In between commits, the `--cache` option is still helpful because it means you can avoid running prettier on a file whose contents have changed since the last commit but not since it was last saved.
That said, formatters should be run in pre commit hooks anyway.
How do you decide what changes to restage? My experience has been that applying formatting in the pre-commit hook breaks `git add -p`.
Am I right to assume that Prettier runs single-threaded? I was never able to find an option to parallelize (and I assume it is paralellizable). Being able to speed up Prettier would improve my workflow by a lot.

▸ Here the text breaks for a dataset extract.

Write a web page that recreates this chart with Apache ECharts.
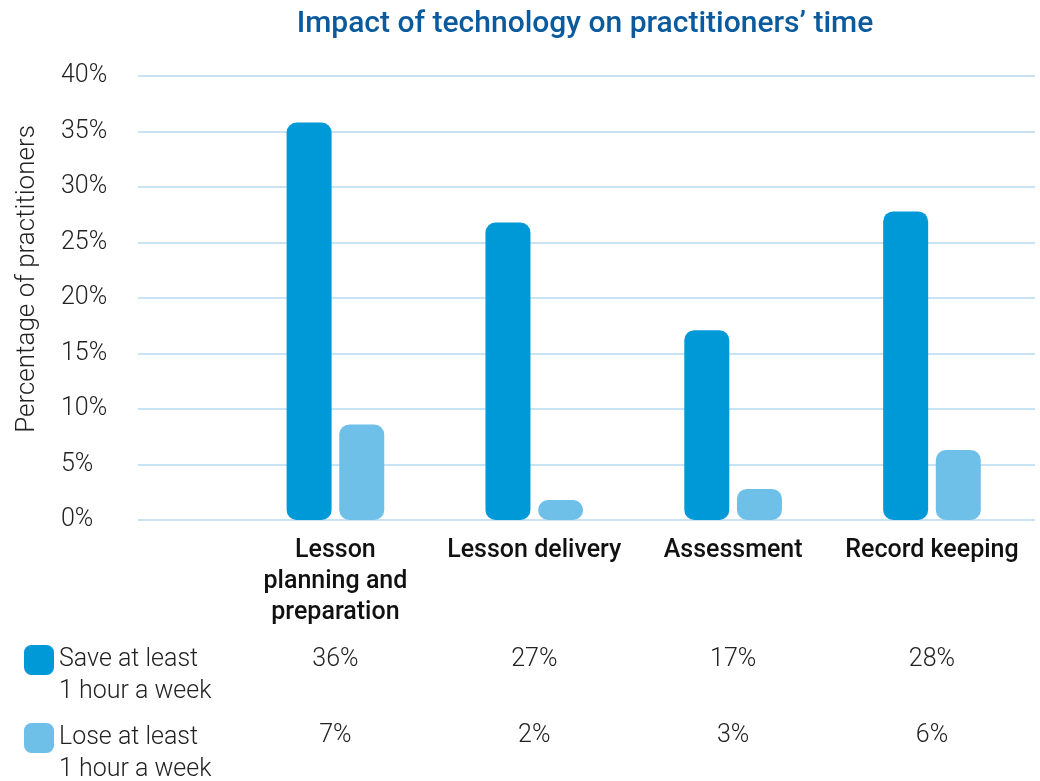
<!DOCTYPE html>
<html>
<head>
<meta charset="utf-8">
<title>Impact of technology on practitioners’ time</title>
<script src="https://cdn.jsdelivr.net/npm/echarts@6/dist/echarts.min.js"></script>
<style>
    html, body { margin: 0; padding: 0; background: #fff; }
    #chart { width: 1040px; height: 781px; }
</style>
</head>
<body>
<div id="chart"></div>
<script>
// 类目 / 数据
var categories = ['Lesson\nplanning and\npreparation', 'Lesson delivery', 'Assessment', 'Record keeping'];
var seriesNames = ['Save at least\n1 hour a week', 'Lose at least\n1 hour a week'];
// bar heights as drawn
var saveValues = [35.8, 26.8, 17.1, 27.8];
var loseValues = [8.6, 1.8, 2.8, 6.3];
// table row labels
var saveLabels = ['36%', '27%', '17%', '28%'];
var loseLabels = ['7%', '2%', '3%', '6%'];
var yTicks = [0, 40, 5]; // min, max, interval

var FONT = 'Roboto';
var DARK = '#0099d8';
var LIGHT = '#6ec0e8';

var myChart = echarts.init(document.getElementById('chart'));

function legendFor(name, top) {
    return {
        orient: 'vertical',
        left: 24,
        top: top,
        padding: 0,
        itemWidth: 30,
        itemHeight: 30,
        itemStyle: { borderWidth: 0 },
        icon: 'roundRect',
        itemTextGap: 9,
        selectedMode: false,
        // 空行把第一行推到图标中线
        formatter: function (n) { return '\n' + n; },
        textStyle: {
            fontFamily: FONT,
            fontSize: 25,
            fontWeight: 300,
            color: '#222',
            lineHeight: 32
        },
        data: [name]
    };
}

var option = {
    backgroundColor: '#fff',
    animation: false,
    title: {
        text: 'Impact of technology on practitioners’ time',
        left: 585,
        textAlign: 'center',
        top: 9,
        padding: 0,
        textStyle: {
            fontFamily: FONT,
            fontSize: 30,
            fontWeight: 500,
            color: '#0b5a9e'
        }
    },
    legend: [
        legendFor(seriesNames[0], 612),
        legendFor(seriesNames[1], 690)
    ],
    graphic: [{
        type: 'text',
        x: 27,
        y: 279,
        rotation: Math.PI / 2,
        style: {
            text: 'Percentage of practitioners',
            fontFamily: FONT,
            fontSize: 26,
            fontWeight: 300,
            fill: '#222',
            align: 'center',
            verticalAlign: 'middle'
        }
    }],
    grid: [
        {left: 138, right: 5, top: 76, bottom: 261},
        {left: 236, right: 8.6, top: 76, bottom: 261}
    ],
    xAxis: [
        {
            gridIndex: 0,
            type: 'category',
            data: ['x'],
            show: false
        },
        {
            gridIndex: 1,
            type: 'category',
            data: categories,
            axisLine: {show: false},
            axisTick: {show: false},
            axisLabel: {
                interval: 0,
                margin: 15,
                fontFamily: FONT,
                fontSize: 25,
                fontWeight: 500,
                color: '#111',
                lineHeight: 31
            }
        },
        {
            gridIndex: 1,
            type: 'category',
            position: 'bottom',
            offset: 127,
            data: saveLabels,
            axisLine: {show: false},
            axisTick: {show: false},
            axisLabel: {
                interval: 0,
                margin: 0,
                fontFamily: FONT,
                fontSize: 25,
                fontWeight: 300,
                color: '#222',
                lineHeight: 26
            }
        },
        {
            gridIndex: 1,
            type: 'category',
            position: 'bottom',
            offset: 203,
            data: loseLabels,
            axisLine: {show: false},
            axisTick: {show: false},
            axisLabel: {
                interval: 0,
                margin: 0,
                fontFamily: FONT,
                fontSize: 25,
                fontWeight: 300,
                color: '#222',
                lineHeight: 26
            }
        }
    ],
    yAxis: [
        {
            gridIndex: 0,
            type: 'value',
            min: yTicks[0],
            max: yTicks[1],
            interval: yTicks[2],
            axisLine: {show: false},
            axisTick: {show: false},
            axisLabel: {
                align: 'left',
                margin: 77,
                formatter: '{value}%',
                fontFamily: FONT,
                fontSize: 25,
                fontWeight: 300,
                color: '#222'
            },
            splitLine: {
                show: true,
                lineStyle: {color: '#c8e3f4', width: 2}
            }
        },
        {
            gridIndex: 1,
            type: 'value',
            min: yTicks[0],
            max: yTicks[1],
            interval: yTicks[2],
            show: false,
            splitLine: {show: false}
        }
    ],
    series: [
        {
            name: seriesNames[0],
            type: 'bar',
            xAxisIndex: 1,
            yAxisIndex: 1,
            barWidth: 45,
            barGap: '17%',
            itemStyle: {color: DARK, borderRadius: 10},
            data: saveValues
        },
        {
            name: seriesNames[1],
            type: 'bar',
            xAxisIndex: 1,
            yAxisIndex: 1,
            barWidth: 45,
            barGap: '17%',
            itemStyle: {color: LIGHT, borderRadius: 10},
            data: loseValues
        }
    ]
};

myChart.setOption(option);
</script>
</body>
</html>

You can run it through jest:
https://github.com/keplersj/jest-runner-prettier
Or run it through eslint through jest (which is what we do):
https://github.com/jest-community/jest-runner-eslint
https://www.npmjs.com/package/eslint-plugin-prettier
Either way gets you parallelism from jest. Personally I like the approach of using jest for all the "match files and run actions" logic (tests, lint etc) and then eslint for all the kinds of linting and formatting.
We then configure VSCode to lint autofix on save and get a really nice experience.
There are third party options you could try like this one (no personal experience): https://github.com/microsoft/parallel-prettier
Alternatively, it’s pretty common to only run prettier on changed files using lint-staged or pretty-quick.